Selon Hegel, l’art confronte à des « individualités sensibles » que l’on contemple (pour le spectateur) et dont l’artiste se contente, sans vouloir les ranger sous des catégories générales ou des concepts. D’où l’importance que le modèle pose en peinture, pour que le peintre ait le temps de saisir le singularité de l’individu, selon P.Klee.

Selon Bergson, le scientifique a un regard actif sur le monde. Il veut y agir, le modifier, le connaître. Du coup, il cherche à le ramener à des lois, à des quantités mesurables et manipulables. Le reste est écarté, vu mais non retenu, et restant dès lors « opaque », finalement non vu en soi, sans sens, non visibles. Ce reste , c’est ce que Galilée appelait « les qualités ». L’artiste lui est sensible à ses qualités qui font que le monde est « habitable », qu’il peut avoir du sens pour l’homme.

plus que les sens et l’esprit. Selon P Klee, dans Théorie de l’art moderne , « l’art n’imite pas le visible il rend visible l’invisible».

Il rend visible ce qu’on ne voit pas dans nos visions réductrices, utilitaire ( Les vieux souliers à lacets de Van Gogh, 1886) ou scientifique. Il rend visible ce qui nous échappe parce qu’on a le nez collé dessus ( effet cathartique de l’art sur les passions : extériorisation, distanciation, adoucissement et réflexion possible alors que l’homme passionné est « tout entier » à sa passion).

Il rend visible ce qui est  invisible mais condition de la visibilité des choses : l’être des choses, l’humain, les lois génératives des choses, le geste créateur, l’Esprit de la nature. « L’art révèle à l’âme tout ce qu’elle recèle d’essentiel, de grand, de sublime, de respectable et de vrai » selon Hegel.

Il rend visible des idées ( ex. Brueghel L’ancien, L ‘adoration des mages, 1564).

-Et, en cela, il permet donc de mieux voir, en regardant autrement tout ce qui nous entoure et soi-même. L’artiste est en effet un « oculiste »comme le disait Proust.

Mais peut-on dire pour autant l’art seul voit le monde ?

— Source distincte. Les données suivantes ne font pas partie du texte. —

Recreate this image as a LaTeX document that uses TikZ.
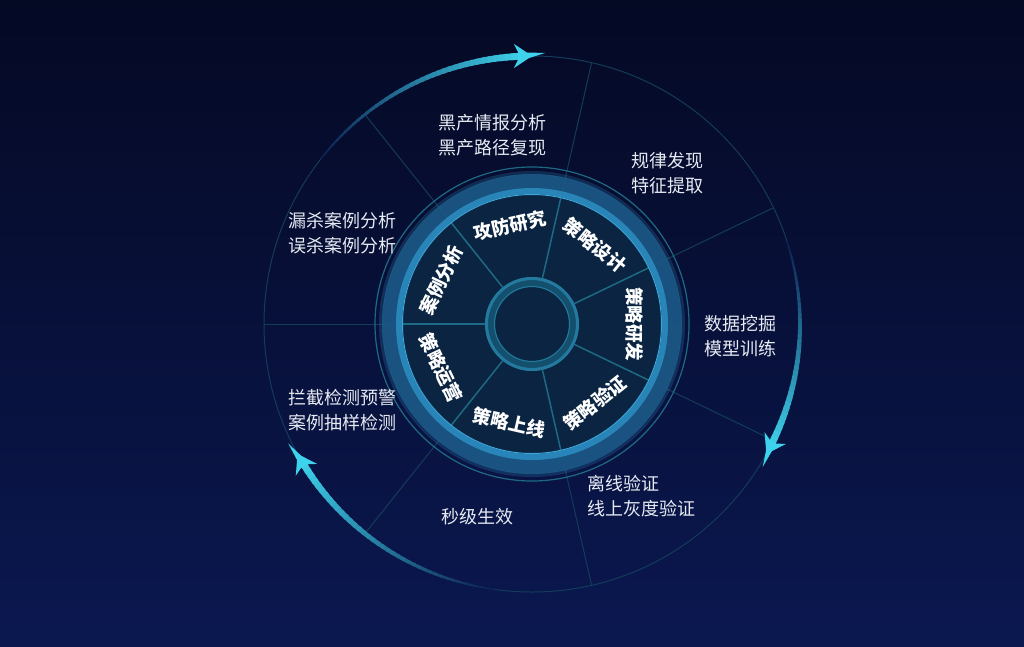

 III. s’il est vrai que l’art bouscule la vision commune, propose d’autres déchiffrements, s’il est vrai qu’il permet de voir les choses ( selon Oscar Wilde dans Intentions « les choses sont parce que nous les voyons et ce que nous voyons, et comment nous le voyons dépend des arts qui nous ont influencés…. On ne voit quelque chose qui si l’on en voit la beauté »), si pour certains l’art révèle La Réalité, La Vie , on ne peut penser  que l’art propose simplement une autre vision du monde sans posséder pour autant La Vison du monde.

L’art est plutôt un appel à reconnaître qu’il y a du non-sens dans la représentation commune des choses, de l’opaque, du non-vu , qu’il a un sens , donc qu’un sens est possible et  l’idée d’un sens s’impose, mais ne nous dit pas quel est ce sens.

Car dire qu’il le dit,

-ce serait considérer l’art comme un langage : il dit ce qu’il a dire au travers d’une œuvre, donc ce serait réduire l’œuvre à un moyen, valant pour ce qu’il dit. Alors qu’une œuvre d’art a une existence autonome, vaut pour soi. Elle n’est pas un signe.

-ce serait dire que l’art est didactique, donc ce serait le ramener à une fonction, à un but utilitaire en quelque sorte.

-ce serait ôter la beauté C’est ce qu’on peut voir dans la beauté qui est selon Kant « finalité sans fin ». On apprécie cette beauté, sans intérêt, ni désir ( le beau n’est pas l’agréable), on voit un sens , une finalité, mais on ne sait pas vraiment qu’elle est la fin, le sens.

-ce serait prêter à l’artiste une vision pas seulement hors du commun, mais La Vision . Certes , certains le font ( Schopenhauer, Bergson, Platon avec sa théorie de l’inspiration divine) , mais on peut aussi penser que l’artiste n’a qu’une vision différente, autre. Et que la réalité qu’il exprime n’est qu’une autre représentation de la réalité. Il peint non  pas la réalité empirique, quotidienne vue par l’intérêt et l’esprit scientifique. Mais il n’a peut-être pas accès à la réalité.

Donc l’art pousse à chercher du sens, produit du sens. En cela, il est la condition de la visibilité du monde, puisqu’il fait sens et est recherche de sens.

Mais alors l’art n’est que la conséquence du fait que l’homme est conscience ( donc chercheur de sens ; désirant par conscience de finitude, aspirant à l’absolu (beau) et à l’éternité (œuvre qui survit à son créateur) ; capable de dépasser ce qui est dans un projet, de transformer le donné de créer) , esprit (  art comme « pain quotidien de l’âme » Kandinsky et volonté de mettre de l’esprit dans la matière)

Dans ce cas, un monde sans art n’aurait en effet aucune visibilité car il serait sans homme.